■ **Data shown**
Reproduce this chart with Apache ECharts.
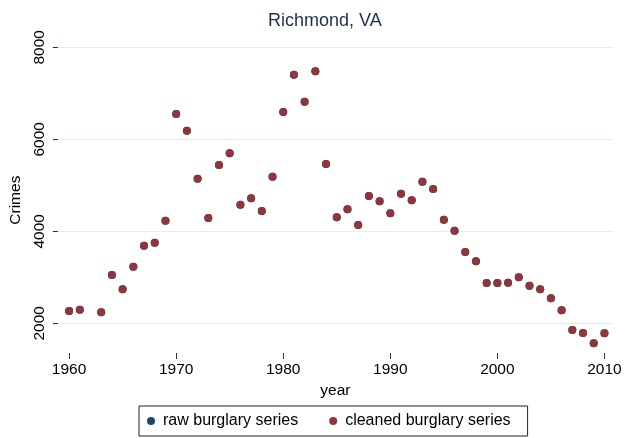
<!DOCTYPE html>
<html>
<head>
<meta charset="utf-8">
<script src="https://cdn.jsdelivr.net/npm/echarts@6/dist/echarts.min.js"></script>
<style>html,body{margin:0;padding:0;background:#fff}#c{width:625px;height:438px}</style>
</head>
<body>
<div id="c"></div>
<script>
const years = [1960,1961,1963,1964,1965,1966,1967,1968,1969,1970,1971,1972,1973,1974,1975,1976,1977,1978,1979,1980,1981,1982,1983,1984,1985,1986,1987,1988,1989,1990,1991,1992,1993,1994,1995,1996,1997,1998,1999,2000,2001,2002,2003,2004,2005,2006,2007,2008,2009,2010];
const rawBurglary = [2267,2296,2239,3050,2739,3230,3687,3752,4230,6550,6187,5143,4289,5441,5696,4578,4717,4441,5187,6593,7405,6817,7478,5463,4304,4478,4137,4767,4652,4391,4817,4674,5078,4920,4252,4013,3550,3348,2876,2876,2883,3000,2817,2739,2543,2283,1854,1789,1565,1783];
const cleanedBurglary = [2267,2296,2239,3050,2739,3230,3687,3752,4230,6550,6187,5143,4289,5441,5696,4578,4717,4441,5187,6593,7405,6817,7478,5463,4304,4478,4137,4767,4652,4391,4817,4674,5078,4920,4252,4013,3550,3348,2876,2876,2883,3000,2817,2739,2543,2283,1854,1789,1565,1783];
const xTicks = [1960,1970,1980,1990,2000,2010];
const yTicks = [2000,4000,6000,8000];
const seriesNames = ['raw burglary series','cleaned burglary series'];
const titleText = 'Richmond, VA';
const xName = 'year';
const yName = 'Crimes';

const font = 'Liberation Sans, Arial, Helvetica, sans-serif';
const chart = echarts.init(document.getElementById('c'), null, {renderer:'canvas'});
chart.setOption({
  animation: false,
  backgroundColor: '#ffffff',
  title: {
    text: titleText, left: 263, top: 7,
    textStyle: {fontFamily: font, fontSize: 18, fontWeight: 'normal', color: '#1e2e50'}
  },
  grid: {left: 53, right: 12, top: 47.3, bottom: 85, containLabel: false},
  xAxis: {
    type: 'value', min: 1958.954, max: 2010.80,
    name: xName, nameLocation: 'middle', nameGap: 25,
    nameTextStyle: {fontFamily: font, fontSize: 15.5, color: '#000'},
    axisLine: {show: false},
    axisTick: {show: true, length: 6, customValues: xTicks, lineStyle: {color: '#333', width: 1}},
    axisLabel: {customValues: xTicks, margin: 9, fontFamily: font, fontSize: 15.5, color: '#000', formatter: v => String(v)},
    splitLine: {show: false}
  },
  yAxis: {
    type: 'value', min: 1354.3, max: 8000,
    name: yName, nameLocation: 'middle', nameGap: 29,
    nameTextStyle: {fontFamily: font, fontSize: 15.5, color: '#000'},
    axisLine: {show: false},
    axisTick: {show: true, length: 5, customValues: yTicks, lineStyle: {color: '#333', width: 1}},
    axisLabel: {customValues: yTicks, rotate: 90, margin: 10, fontFamily: font, fontSize: 15.5, color: '#000', formatter: v => String(v)},
    splitLine: {show: true, lineStyle: {color: '#e6edf0', width: 1.2}}
  },
  legend: {
    left: 139, top: 406,
    data: seriesNames,
    orient: 'horizontal',
    borderColor: '#222', borderWidth: 1, borderRadius: 0,
    padding: [7, 17, 7, 8],
    itemGap: 31, itemWidth: 8, itemHeight: 8,
    icon: 'circle',
    textStyle: {fontFamily: font, fontSize: 16, color: '#000', padding: [0,0,0,3]}
  },
  series: [
    {name: seriesNames[0], type: 'scatter', symbol: 'circle', symbolSize: 8,
     itemStyle: {color: '#1a476f', opacity: 1}, data: years.map((y,i) => [y, rawBurglary[i]])},
    {name: seriesNames[1], type: 'scatter', symbol: 'circle', symbolSize: 8,
     itemStyle: {color: '#90353b', opacity: 1}, data: years.map((y,i) => [y, cleanedBurglary[i]])}
  ]
});
</script>
</body>
</html>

■ **What to work on**
Copy all the data exactly as written, but skip any picture.

■ **Exercise output**
Reproduce this chart with Apache ECharts.
<!DOCTYPE html>
<html>
<head>
<meta charset="utf-8">
<script src="https://cdn.jsdelivr.net/npm/echarts@6/dist/echarts.min.js"></script>
<style>html,body{margin:0;padding:0;background:#fff}#c{width:625px;height:438px}</style>
</head>
<body>
<div id="c"></div>
<script>
const years = [1960,1961,1963,1964,1965,1966,1967,1968,1969,1970,1971,1972,1973,1974,1975,1976,1977,1978,1979,1980,1981,1982,1983,1984,1985,1986,1987,1988,1989,1990,1991,1992,1993,1994,1995,1996,1997,1998,1999,2000,2001,2002,2003,2004,2005,2006,2007,2008,2009,2010];
const rawBurglary = [2267,2296,2239,3050,2739,3230,3687,3752,4230,6550,6187,5143,4289,5441,5696,4578,4717,4441,5187,6593,7405,6817,7478,5463,4304,4478,4137,4767,4652,4391,4817,4674,5078,4920,4252,4013,3550,3348,2876,2876,2883,3000,2817,2739,2543,2283,1854,1789,1565,1783];
const cleanedBurglary = [2267,2296,2239,3050,2739,3230,3687,3752,4230,6550,6187,5143,4289,5441,5696,4578,4717,4441,5187,6593,7405,6817,7478,5463,4304,4478,4137,4767,4652,4391,4817,4674,5078,4920,4252,4013,3550,3348,2876,2876,2883,3000,2817,2739,2543,2283,1854,1789,1565,1783];
const xTicks = [1960,1970,1980,1990,2000,2010];
const yTicks = [2000,4000,6000,8000];
const seriesNames = ['raw burglary series','cleaned burglary series'];
const titleText = 'Richmond, VA';
const xName = 'year';
const yName = 'Crimes';

const font = 'Liberation Sans, Arial, Helvetica, sans-serif';
const chart = echarts.init(document.getElementById('c'), null, {renderer:'canvas'});
chart.setOption({
  animation: false,
  backgroundColor: '#ffffff',
  title: {
    text: titleText, left: 263, top: 7,
    textStyle: {fontFamily: font, fontSize: 18, fontWeight: 'normal', color: '#1e2e50'}
  },
  grid: {left: 53, right: 12, top: 47.3, bottom: 85, containLabel: false},
  xAxis: {
    type: 'value', min: 1958.954, max: 2010.80,
    name: xName, nameLocation: 'middle', nameGap: 25,
    nameTextStyle: {fontFamily: font, fontSize: 15.5, color: '#000'},
    axisLine: {show: false},
    axisTick: {show: true, length: 6, customValues: xTicks, lineStyle: {color: '#333', width: 1}},
    axisLabel: {customValues: xTicks, margin: 9, fontFamily: font, fontSize: 15.5, color: '#000', formatter: v => String(v)},
    splitLine: {show: false}
  },
  yAxis: {
    type: 'value', min: 1354.3, max: 8000,
    name: yName, nameLocation: 'middle', nameGap: 29,
    nameTextStyle: {fontFamily: font, fontSize: 15.5, color: '#000'},
    axisLine: {show: false},
    axisTick: {show: true, length: 5, customValues: yTicks, lineStyle: {color: '#333', width: 1}},
    axisLabel: {customValues: yTicks, rotate: 90, margin: 10, fontFamily: font, fontSize: 15.5, color: '#000', formatter: v => String(v)},
    splitLine: {show: true, lineStyle: {color: '#e6edf0', width: 1.2}}
  },
  legend: {
    left: 139, top: 406,
    data: seriesNames,
    orient: 'horizontal',
    borderColor: '#222', borderWidth: 1, borderRadius: 0,
    padding: [7, 17, 7, 8],
    itemGap: 31, itemWidth: 8, itemHeight: 8,
    icon: 'circle',
    textStyle: {fontFamily: font, fontSize: 16, color: '#000', padding: [0,0,0,3]}
  },
  series: [
    {name: seriesNames[0], type: 'scatter', symbol: 'circle', symbolSize: 8,
     itemStyle: {color: '#1a476f', opacity: 1}, data: years.map((y,i) => [y, rawBurglary[i]])},
    {name: seriesNames[1], type: 'scatter', symbol: 'circle', symbolSize: 8,
     itemStyle: {color: '#90353b', opacity: 1}, data: years.map((y,i) => [y, cleanedBurglary[i]])}
  ]
});
</script>
</body>
</html>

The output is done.